## Comparing Histograms

We will start by looking at data from the Big 5 European Soccer Leagues for the 1995/96 to 2019/20 seasons. 

In [None]:
from datascience import *
import numpy as np

%matplotlib inline
import matplotlib.pyplot as plots
plots.style.use('fivethirtyeight')

In [None]:
#Load data
goals = Table.read_table('big5.csv').select(3, 9, 6, 10)
goals

In [None]:
#relabel the columns
goals = goals.relabeled(1, 'Home').relabeled(3, 'Away')
goals

In [None]:
# Look at the distribution of goals scored by the home team... what is unit? what is the bin spacing?
goals.hist('Home')

In [None]:
#What happens when we specify the bin widths?
my_bins = np.arange(0, 10, 1)
goals.hist('Home', unit = 'goals', bins = my_bins)

In [None]:
# Is there a home team advantage?
goals.hist([1,3], unit = 'goals', bins = my_bins)

In [None]:
climate = Table.read_table('NOAA.csv').relabeled(5, '1948').relabeled(6, '2018')
climate

In [None]:
climate.hist(5, 6, unit = 'days above 90 degrees F', bins = (np.arange(0, 150, 10)))

In [None]:
climate = climate.with_column('Difference', (climate.column('2018') - climate.column('1948')))
climate

In [None]:
climate.hist('Difference')

In [None]:
len(climate.where(7, are.above_or_equal_to(1)).column(7))/len(climate.column(7))

## Defining Functions

Let’s look at this simple function.  The name of this function is “data_range” and we can see what the function will return.  What type of input will this function take, and what will be the output?

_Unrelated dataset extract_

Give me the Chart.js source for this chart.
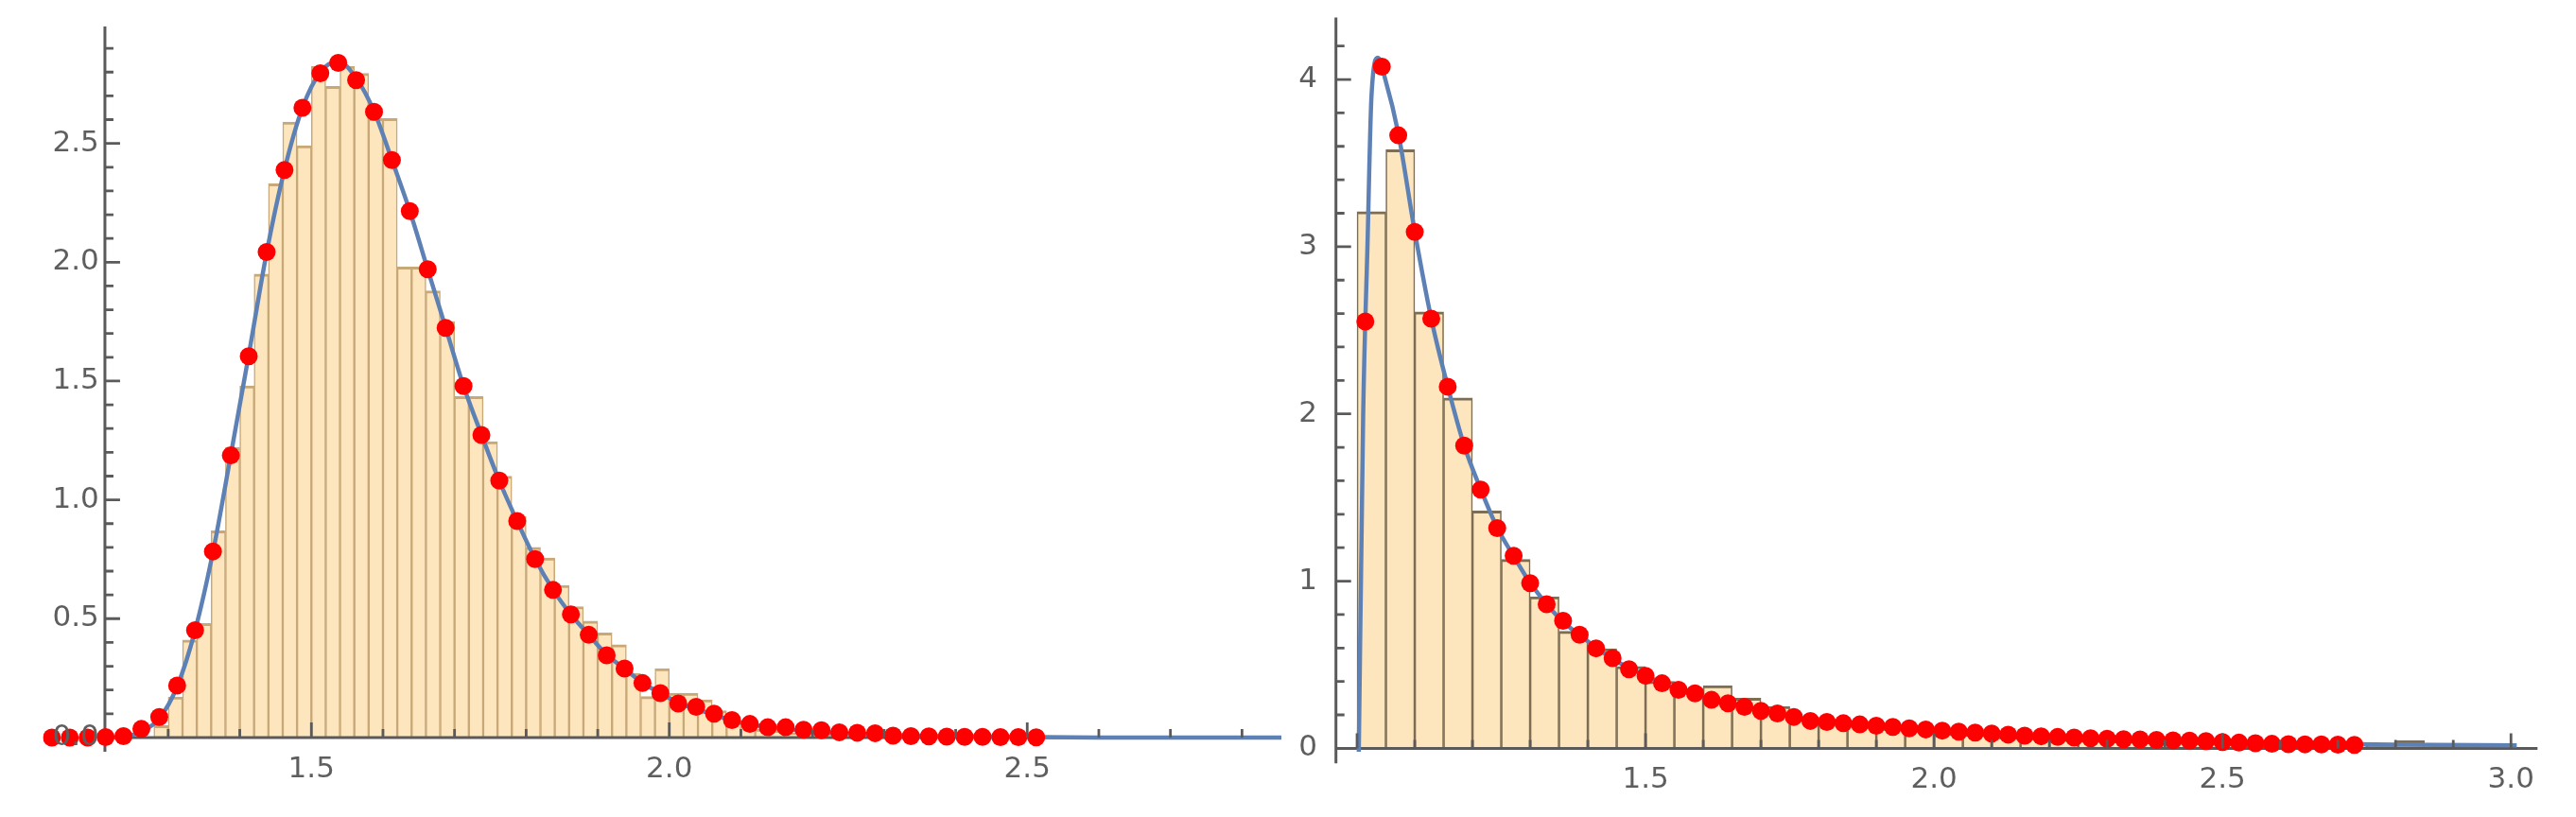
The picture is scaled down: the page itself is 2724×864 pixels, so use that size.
<!DOCTYPE html>
<html>
<head>
<meta charset="utf-8">
<script src="https://cdn.jsdelivr.net/npm/chart.js@4.4.1/dist/chart.umd.min.js"></script>
<style>
  html, body { margin: 0; padding: 0; background: #fff; }
  body { width: 2724px; height: 864px; position: relative; overflow: hidden; }
  canvas { position: absolute; top: 0; }
  #left { left: 0; }
  #right { left: 1370px; }
</style>
</head>
<body>
<canvas id="left" width="1370" height="864"></canvas>
<canvas id="right" width="1354" height="864"></canvas>
<script>
// ---- left panel: histogram (bin width 0.02), red points, fitted curve
const LEFT_BIN_W = 0.02;
const leftBinStart = [1.28, 1.30, 1.32, 1.34, 1.36, 1.38, 1.40, 1.42, 1.44, 1.46, 1.48, 1.50, 1.52, 1.54, 1.56, 1.58,
  1.60, 1.62, 1.64, 1.66, 1.68, 1.70, 1.72, 1.74, 1.76, 1.78, 1.80, 1.82, 1.84, 1.86, 1.88, 1.90, 1.92, 1.94, 1.96,
  1.98, 2.00, 2.02, 2.04, 2.06, 2.08, 2.10, 2.12, 2.14, 2.16, 2.18, 2.20, 2.22, 2.24, 2.26];
const leftBinHeight = [0.05, 0.17, 0.41, 0.48, 0.87, 1.22, 1.48, 1.95, 2.33, 2.59, 2.49, 2.825, 2.74, 2.825, 2.795, 2.605,
  2.605, 1.98, 1.98, 1.88, 1.75, 1.435, 1.435, 1.245, 1.10, 0.93, 0.80, 0.755, 0.64, 0.55, 0.49, 0.44, 0.39, 0.27, 0.172,
  0.29, 0.186, 0.186, 0.159, 0.113, 0.07, 0.05, 0.035, 0.03, 0.02, 0.018, 0.012, 0.01, 0.008, 0.006];

const leftPointX = [1.1375, 1.1625, 1.1875, 1.2125, 1.2375, 1.2625, 1.2875, 1.3125, 1.3375, 1.3625, 1.3875, 1.4125,
  1.4375, 1.4625, 1.4875, 1.5125, 1.5375, 1.5625, 1.5875, 1.6125, 1.6375, 1.6625, 1.6875, 1.7125, 1.7375, 1.7625,
  1.7875, 1.8125, 1.8375, 1.8625, 1.8875, 1.9125, 1.9375, 1.9625, 1.9875, 2.0125, 2.0375, 2.0625, 2.0875, 2.1125,
  2.1375, 2.1625, 2.1875, 2.2125, 2.2375, 2.2625, 2.2875, 2.3125, 2.3375, 2.3625, 2.3875, 2.4125, 2.4375, 2.4625,
  2.4875, 2.5125];
const leftPointY = [0.0, 0.0, 0.0, 0.002, 0.006, 0.036, 0.086, 0.219, 0.451, 0.783, 1.187, 1.604,
  2.043, 2.388, 2.650, 2.795, 2.839, 2.766, 2.633, 2.430, 2.215, 1.970, 1.724, 1.479, 1.273, 1.081,
  0.911, 0.751, 0.621, 0.518, 0.432, 0.346, 0.290, 0.229, 0.187, 0.143, 0.129, 0.100, 0.073, 0.057,
  0.043, 0.043, 0.033, 0.031, 0.022, 0.020, 0.018, 0.008, 0.006, 0.005, 0.004, 0.003, 0.003, 0.002,
  0.002, 0.001];

const leftCurveX = [1.2125, 1.2375, 1.2625, 1.2875, 1.3125, 1.3375, 1.3625, 1.3875, 1.4125, 1.4375, 1.4625, 1.4875,
  1.5125, 1.5375, 1.5625, 1.5875, 1.6125, 1.6375, 1.6625, 1.6875, 1.7125, 1.7375, 1.7625, 1.7875, 1.8125, 1.8375,
  1.8625, 1.8875, 1.9125, 1.9375, 1.9625, 1.9875, 2.0125, 2.05, 2.10, 2.15, 2.20, 2.30, 2.40, 2.50, 2.60, 2.855];
const leftCurveY = [0.0, 0.004, 0.025, 0.08, 0.215, 0.45, 0.78, 1.19, 1.61, 2.04, 2.39, 2.65,
  2.80, 2.845, 2.775, 2.635, 2.43, 2.215, 1.97, 1.725, 1.48, 1.275, 1.08, 0.91, 0.752, 0.622,
  0.518, 0.432, 0.348, 0.29, 0.23, 0.187, 0.146, 0.108, 0.062, 0.04, 0.026, 0.012, 0.005, 0.002, 0.0, 0.0];

// ---- right panel: histogram (bin width 0.05), red points, fitted curve
const RIGHT_BIN_W = 0.05;
const rightBinStart = [1.00, 1.05, 1.10, 1.15, 1.20, 1.25, 1.30, 1.35, 1.40, 1.45, 1.50, 1.55, 1.60, 1.65, 1.70, 1.75,
  1.80, 1.85, 1.90, 1.95, 2.00, 2.05, 2.10, 2.15, 2.20, 2.25, 2.30, 2.35, 2.40, 2.45, 2.50, 2.55, 2.60, 2.65, 2.70,
  2.75, 2.80];
const rightBinHeight = [3.21, 3.58, 2.61, 2.095, 1.42, 1.13, 0.907, 0.70, 0.596, 0.49, 0.40, 0.36, 0.375, 0.30, 0.25, 0.19,
  0.16, 0.14, 0.12, 0.11, 0.09, 0.085, 0.07, 0.065, 0.055, 0.05, 0.045, 0.04, 0.038, 0.035, 0.03, 0.028, 0.025, 0.022, 0.03,
  0.015, 0.045];

const rightPointX = [1.0143, 1.0429, 1.0714, 1.1000, 1.1286, 1.1571, 1.1857, 1.2143, 1.2429, 1.2714, 1.3000, 1.3286,
  1.3571, 1.3857, 1.4143, 1.4429, 1.4714, 1.5000, 1.5286, 1.5571, 1.5857, 1.6143, 1.6429, 1.6714, 1.7000, 1.7286,
  1.7571, 1.7857, 1.8143, 1.8429, 1.8714, 1.9000, 1.9286, 1.9571, 1.9857, 2.0143, 2.0429, 2.0714, 2.1000, 2.1286,
  2.1571, 2.1857, 2.2143, 2.2429, 2.2714, 2.3000, 2.3286, 2.3571, 2.3857, 2.4143, 2.4429, 2.4714, 2.5000, 2.5286,
  2.5571, 2.5857, 2.6143, 2.6429, 2.6714, 2.7000, 2.7286];
const rightPointY = [2.552, 4.076, 3.666, 3.088, 2.570, 2.163, 1.810, 1.547, 1.317, 1.152, 0.988, 0.862,
  0.763, 0.679, 0.598, 0.539, 0.473, 0.434, 0.389, 0.350, 0.329, 0.290, 0.269, 0.248, 0.224, 0.209,
  0.188, 0.164, 0.158, 0.150, 0.143, 0.135, 0.128, 0.120, 0.113, 0.106, 0.100, 0.094, 0.088, 0.082,
  0.076, 0.072, 0.068, 0.064, 0.060, 0.057, 0.055, 0.053, 0.050, 0.048, 0.046, 0.043, 0.038, 0.034,
  0.030, 0.027, 0.025, 0.024, 0.023, 0.022, 0.021];

const rightCurveX = [1.003, 1.0106, 1.018, 1.025, 1.036, 1.049, 1.0714, 1.10, 1.1286, 1.1571, 1.1857, 1.2143,
  1.2429, 1.2714, 1.30, 1.35, 1.40, 1.45, 1.50, 1.55, 1.60, 1.70, 1.80, 1.90, 2.00, 2.20, 2.40, 2.60, 2.80, 3.01];
const rightCurveY = [-0.02, 2.0, 3.0, 3.9, 4.13, 4.0, 3.68, 3.09, 2.57, 2.165, 1.81, 1.55,
  1.32, 1.15, 0.99, 0.78, 0.64, 0.52, 0.435, 0.36, 0.305, 0.225, 0.165, 0.13, 0.105, 0.068, 0.047, 0.03, 0.022, 0.018];

// ---- styles
const AXIS_COLOR = '#5a5a5a';
const LABEL_COLOR = '#5e5e5e';
const BAR_FILL = '#fde5bd';
const CURVE_COLOR = '#5e81b5';
const POINT_COLOR = '#ff0000';
const MAJOR_TICK = 16;
const MINOR_TICK = 9;

Chart.defaults.font.family = "'DejaVu Sans', sans-serif";

const isMajor = (v, step) => Math.abs(v / step - Math.round(v / step)) < 1e-6;
const toPoints = (xs, ys) => xs.map((x, i) => ({ x, y: ys[i] }));

// axes crossing at (originX, 0), ticks pointing inward like the original
const mmaAxes = {
  id: 'mmaAxes',
  afterDatasetDraw(chart, args, opts) {
    if (args.meta.type !== 'bar') return;
    const { ctx } = chart;
    const xs = chart.scales.x, ys = chart.scales.y;
    const ox = xs.getPixelForValue(opts.originX);
    const oy = ys.getPixelForValue(0);
    ctx.save();
    ctx.strokeStyle = AXIS_COLOR;
    ctx.lineWidth = 3;
    ctx.beginPath();
    ctx.moveTo(ox, ys.top);
    ctx.lineTo(ox, ys.bottom);
    ctx.moveTo(ox - 1.5, oy);
    ctx.lineTo(xs.right, oy);
    ctx.stroke();
    ctx.restore();
  },
  afterDraw(chart, args, opts) {
    const { ctx } = chart;
    const xs = chart.scales.x, ys = chart.scales.y;
    const ox = xs.getPixelForValue(opts.originX);
    const oy = ys.getPixelForValue(0);
    ctx.save();
    ctx.strokeStyle = AXIS_COLOR;
    ctx.lineWidth = 2.8;
    ctx.beginPath();
    xs.ticks.forEach(t => {
      if (t.value <= opts.originX + 1e-9) return;
      const px = xs.getPixelForValue(t.value);
      const len = isMajor(t.value, opts.majorX) ? MAJOR_TICK : MINOR_TICK;
      ctx.moveTo(px, oy);
      ctx.lineTo(px, oy - len);
    });
    ys.ticks.forEach(t => {
      if (t.value <= 1e-9) return;
      const py = ys.getPixelForValue(t.value);
      const len = isMajor(t.value, opts.majorY) ? MAJOR_TICK : MINOR_TICK;
      ctx.moveTo(ox, py);
      ctx.lineTo(ox + len, py);
    });
    ctx.stroke();
    ctx.restore();
  }
};

function makePanel(id, p) {
  const bars = p.binStart.map((s, i) => ({ x: s + p.binW / 2, y: p.binHeight[i] }));
  return new Chart(document.getElementById(id), {
    type: 'scatter',
    data: {
      datasets: [
        {
          type: 'bar',
          data: bars,
          backgroundColor: BAR_FILL,
          borderColor: p.edgeColor,
          borderWidth: { top: p.edgeTop, left: p.edgeSide, right: p.edgeSide, bottom: 0 },
          barPercentage: 1,
          categoryPercentage: 1,
          order: 3
        },
        {
          type: 'line',
          data: toPoints(p.curveX, p.curveY),
          borderColor: CURVE_COLOR,
          borderWidth: 4.5,
          pointRadius: 0,
          fill: false,
          cubicInterpolationMode: 'monotone',
          order: 2
        },
        {
          type: 'scatter',
          data: toPoints(p.pointX, p.pointY),
          pointRadius: 9.5,
          pointBackgroundColor: POINT_COLOR,
          pointBorderWidth: 0,
          showLine: false,
          order: 1
        }
      ]
    },
    options: {
      responsive: false,
      animation: false,
      devicePixelRatio: 1,
      events: [],
      layout: { padding: p.padding },
      plugins: {
        legend: { display: false },
        tooltip: { enabled: false },
        mmaAxes: { originX: p.originX, majorX: 0.5, majorY: p.majorY }
      },
      scales: {
        x: {
          type: 'linear',
          axis: 'x',
          position: { y: 0 },
          min: p.xMin,
          max: p.xMax,
          offset: false,
          grid: { display: false, drawTicks: false },
          border: { display: false },
          ticks: {
            stepSize: 0.1,
            includeBounds: false,
            autoSkip: false,
            maxRotation: 0,
            padding: 15,
            color: LABEL_COLOR,
            font: { size: 31 },
            z: 1,
            callback: v => (isMajor(v, 0.5) && v >= p.xLabelFrom - 1e-9) ? v.toFixed(1) : ''
          }
        },
        y: {
          type: 'linear',
          axis: 'y',
          position: { x: p.originX },
          min: p.yMin,
          max: p.yMax,
          grid: { display: false, drawTicks: false },
          border: { display: false },
          ticks: {
            stepSize: p.yStep,
            includeBounds: false,
            autoSkip: false,
            padding: 0,
            color: LABEL_COLOR,
            font: { size: 31 },
            z: 1,
            callback: v => isMajor(v, p.majorY) ? v.toFixed(p.yDecimals) + p.labelGap : ''
          }
        }
      }
    },
    plugins: [mmaAxes]
  });
}

makePanel('left', {
  binStart: leftBinStart, binHeight: leftBinHeight, binW: LEFT_BIN_W,
  pointX: leftPointX, pointY: leftPointY, curveX: leftCurveX, curveY: leftCurveY,
  edgeColor: '#c8a877', edgeTop: 3, edgeSide: 1.5,
  xMin: 1.125, xMax: 2.855, yMin: -0.06, yMax: 2.992, yStep: 0.1,
  originX: 1.2116, majorY: 0.5, yDecimals: 1, labelGap: '\u2009', xLabelFrom: 1.5,
  padding: { left: 45.4, right: 15, top: 28, bottom: 69 }
});

makePanel('right', {
  binStart: rightBinStart, binHeight: rightBinHeight, binW: RIGHT_BIN_W,
  pointX: rightPointX, pointY: rightPointY, curveX: rightCurveX, curveY: rightCurveY,
  edgeColor: '#7d6d52', edgeTop: 3, edgeSide: 1.6,
  xMin: 0.9634, xMax: 3.046, yMin: -0.09, yMax: 4.37, yStep: 0.2,
  originX: 0.9634, majorY: 1, yDecimals: 0, labelGap: '\u2007', xLabelFrom: 1.5,
  padding: { left: 42.7, right: 40.7, top: 18.4, bottom: 56.7 }
});
</script>
</body>
</html>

In other words, what is values?

In [None]:
def data_range(values):
    return max(values) - min(values)

In [None]:
values = make_array(1, 2, 3, 4)
data_range(values)

In [None]:
#let's do a few more
def triple(x):
    return 3*x
triple(values)

In [None]:
x = 'triple'
triple(x)

Let's write a function thattakes an array and then computes the percent of the total for  each value in the array 

In [None]:
counts = make_array(1, 2, 3, 4)
total = sum(counts)
np.round(counts/total * 100, 2) 

In [None]:
# How to write a function.  Step 1, write the body...

In [None]:
# Step 2 now use our def statement and take what we need, and specify what it will return.
def percents(counts, decimal_places = 2):
    '''This function takes an array of values, converts those values 
    to percents out of the total, and returns an array of those percents'''
    total = sum(counts)
    return np.round(counts/total * 100, decimal_places) 


In [None]:
counts = make_array(4, 8, 3, 4)
percents(counts)

In [None]:
# Does this function change our original array? 
counts

In [None]:
# What happens when we pass a number to this function? 
help(percents)

## Apply

In [None]:
# define a function called "cut off at a billion"
def cut_off_at_a_billion(x):
    return min(x, 1e9)

In [None]:
# now use Apply to apply this function to a table we have already seen:
top = Table.read_table('top_movies_2017.csv')

In [None]:
top = top.with_column('cutoff', top.apply(cut_off_at_a_billion, 3))
top

## Prediction Example

In [None]:
height = Table.read_table('galton.csv').select(1, 2, 7).relabeled(2, 'child')
height

In [None]:
# visualize with a scatterplot - setting the child's height to be the horizontal variable
height.scatter(2)

In [None]:
# Compute the average height of both parents
height = height.with_column(
    'parent average', (height.column('father')+height.column('mother'))/2)
height

In [None]:
height.scatter('parent average', 'child')
plots.plot([67.5, 67.5], [50, 85], color='red', lw=2)
plots.plot([68.5, 68.5], [50, 85], color='red', lw=2)


In [None]:
close_to_68 = height.where('parent average', are.between(67.5, 68.5))
close_to_68.column(2).mean()

In [None]:
def predict_child(pa):
    close_to_pa = height.where('parent average', are.between(pa - 0.5, pa +0.5))
    return close_to_pa.column(2).mean()

In [None]:
predict_child(63)

In [None]:
height.with_column('prediction', height.apply(predict_child, 3)).select(2, 3, 4).scatter('parent average')

## Groups

In [None]:
# load cones.csv
all_cones = Table.read_table('cones.csv')
cones = all_cones.drop('Color').exclude(5)
cones

In [None]:
# group by 'Flavor'
cones.group('Flavor', np.average)

In [None]:
# add a second argument to see what else group can do.

In [None]:
nba = Table.read_table('nba_salaries.csv').relabeled(4, 'SALARY')
nba

In [None]:
# let's focus on teams and how much they paid in salaries... can I just use group as is?
nba.group()

In [None]:
nba.group('TEAM')

It looks like grouping by team returns the number of players, so what can we do if we want to know how much each team paid their players?

In [None]:
nba.group('POSITION')

In [None]:
nba.select('TEAM', "SALARY").group('TEAM', sum)

In [None]:
nba.select('TEAM', "SALARY").group('TEAM', sum).sort(1, descending = True)

In [None]:
nba.select('POSITION', 'SALARY').group('POSITION', np.average)